Executive recommendations for a low-disruption migration
Executives should insist that the ERP transformation roadmap be anchored in customer service continuity, not just platform modernization. That means approving funding for readiness, data governance, testing depth, and hypercare capacity—not only software and systems integration. It also means holding business leaders accountable for adoption and process ownership, rather than delegating migration risk entirely to IT.
A strong program will define no-go criteria tied to operational resilience, maintain transparent service-level dashboards during deployment, and use phased decision gates based on business readiness evidence. Leaders should also plan for a temporary productivity dip and absorb it through staffing, inventory positioning, and customer communication strategies.
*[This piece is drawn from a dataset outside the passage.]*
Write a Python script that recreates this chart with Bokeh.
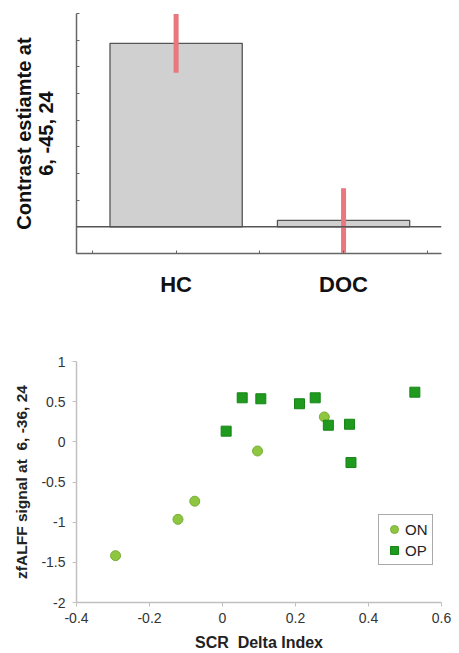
from bokeh.plotting import figure
from bokeh.layouts import column
from bokeh.models import (Range1d, FixedTicker, CustomJSTickFormatter, Span,
                          Legend, LegendItem, ColumnDataSource)
from bokeh.embed import file_html
from bokeh.resources import INLINE

# ---------------- data ----------------
groups = ["HC", "DOC"]
group_pos = [1, 3]
contrast = [6.88, 0.24]
contrast_err = [1.1, 1.21]

on_x = [-0.293, -0.122, -0.076, 0.096, 0.279]
on_y = [-1.417, -0.965, -0.739, -0.114, 0.31]

op_x = [0.010, 0.054, 0.105, 0.211, 0.254, 0.290, 0.348, 0.352, 0.527]
op_y = [0.133, 0.548, 0.536, 0.474, 0.548, 0.207, 0.219, -0.258, 0.618]

x_ticks = [-0.4, -0.2, 0, 0.2, 0.4, 0.6]
x_tick_labels = ["-0.4", "-0.2", "0", "0.2", "0.4", "0.6"]
y_ticks = [-2, -1.5, -1, -0.5, 0, 0.5, 1]
y_tick_labels = ["-2", "-1.5", "-1", "-0.5", "0", "0.5", "1"]

FONT = "Liberation Sans"

def mapper(ticks, labels):
    return CustomJSTickFormatter(
        args=dict(tv=list(ticks), tl=list(labels)),
        code="""
        for (let i = 0; i < tv.length; i++) {
            if (Math.abs(tv[i] - tick) < 1e-9) { return tl[i]; }
        }
        return '';
        """)

# ---------------- top bar chart ----------------
p1 = figure(width=459, height=323, output_backend="svg", toolbar_location=None,
            x_range=Range1d(-0.19, 4.17), y_range=Range1d(-1, 8),
            min_border_left=75, min_border_right=18, min_border_top=13,
            min_border_bottom=70)
p1.outline_line_color = None
p1.xgrid.grid_line_color = None
p1.ygrid.grid_line_color = None

src = ColumnDataSource(dict(
    x=group_pos, top=contrast,
    lo=[c - e for c, e in zip(contrast, contrast_err)],
    hi=[c + e for c, e in zip(contrast, contrast_err)]))

p1.vbar(x="x", top="top", bottom=0, width=1.58, source=src,
        fill_color="#d0d0d0", line_color="#555555", line_width=1.3)
p1.add_layout(Span(location=0, dimension="width", line_color="#555555",
                   line_width=1.5))
p1.segment(x0="x", y0="lo", x1="x", y1="hi", source=src,
           line_color="#e8787e", line_width=5)

ya = p1.yaxis[0]
ya.ticker = FixedTicker(ticks=list(range(-1, 9)))
ya.formatter = mapper([], [])
ya.major_tick_in = 3
ya.major_tick_out = 0
ya.minor_tick_line_color = None
ya.axis_line_color = "#666666"
ya.axis_line_width = 1.5
ya.major_tick_line_color = "#666666"
ya.major_label_standoff = 0
ya.axis_label = "Contrast estiamte at\n6, -45, 24"
ya.axis_label_text_font = FONT
ya.axis_label_text_font_style = "bold"
ya.axis_label_text_font_size = "20px"
ya.axis_label_text_color = "#111111"
ya.axis_label_text_line_height = 1.0
ya.axis_label_standoff = 20

xa = p1.xaxis[0]
xa.ticker = FixedTicker(ticks=[0, 1, 2, 3, 4])
xa.formatter = mapper(group_pos, groups)
xa.major_tick_in = 3
xa.major_tick_out = 0
xa.minor_tick_line_color = None
xa.axis_line_color = "#666666"
xa.axis_line_width = 1.5
xa.major_tick_line_color = "#666666"
xa.major_label_standoff = 18
xa.major_label_text_font = FONT
xa.major_label_text_font_style = "bold"
xa.major_label_text_font_size = "22px"
xa.major_label_text_color = "#111111"

# ---------------- bottom scatter ----------------
p2 = figure(width=459, height=330, output_backend="svg", toolbar_location=None,
            x_range=Range1d(-0.4, 0.6), y_range=Range1d(-2, 1),
            min_border_left=76, min_border_right=9, min_border_top=38,
            min_border_bottom=49)
p2.outline_line_color = None
p2.xgrid.grid_line_color = None
p2.ygrid.grid_line_color = None

r_on = p2.scatter(on_x, on_y, marker="circle", size=10,
                  fill_color="#8fc63f", line_color="#7aae3a", line_width=1)
r_op = p2.scatter(op_x, op_y, marker="square", size=10,
                  fill_color="#1f9a1f", line_color="#168516", line_width=1)

for ax, ticks, labels in ((p2.xaxis[0], x_ticks, x_tick_labels),
                          (p2.yaxis[0], y_ticks, y_tick_labels)):
    ax.ticker = FixedTicker(ticks=ticks)
    ax.formatter = mapper(ticks, labels)
    ax.minor_tick_line_color = None
    ax.major_tick_in = 0
    ax.major_tick_out = 4
    ax.axis_line_color = "#c0c0c0"
    ax.axis_line_width = 1.5
    ax.major_tick_line_color = "#c0c0c0"
    ax.major_label_text_font = FONT
    ax.major_label_text_font_size = "14px"
    ax.major_label_text_color = "#333333"
    ax.axis_label_text_font = FONT
    ax.axis_label_text_font_style = "bold"
    ax.axis_label_text_color = "#222222"

p2.yaxis[0].major_label_standoff = 7
p2.xaxis[0].major_label_standoff = 6
p2.yaxis[0].axis_label = "zfALFF signal at\u00a0 6, -36, 24"
p2.yaxis[0].axis_label_text_font_size = "15.5px"
p2.yaxis[0].axis_label_standoff = 8
p2.xaxis[0].axis_label = "SCR\u00a0 Delta Index"
p2.xaxis[0].axis_label_text_font_size = "16px"
p2.xaxis[0].axis_label_standoff = 8

legend = Legend(items=[LegendItem(label="ON", renderers=[r_on]),
                       LegendItem(label="OP", renderers=[r_op])],
                location=(302, 37))
legend.label_text_font = FONT
legend.label_text_font_size = "15px"
legend.label_text_color = "#222222"
legend.border_line_color = "#555555"
legend.border_line_width = 1.5
legend.glyph_width = 22
legend.glyph_height = 20
legend.label_standoff = 0
legend.padding = 4
legend.spacing = 1
legend.margin = 0
legend.label_height = 20
p2.add_layout(legend, "center")

layout = column(p1, p2, spacing=0)
open("out.html", "w").write(file_html(layout, INLINE))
Pretending disruption risk does not exist is what turns manageable transition into avoidable service failure.
For SysGenPro, the central principle is clear: distribution ERP migration succeeds when implementation governance, cloud modernization, workflow standardization, and organizational enablement are orchestrated as one enterprise transformation system. Replatforming without customer service disruption is achievable, but only when service continuity is designed into the migration architecture from the start.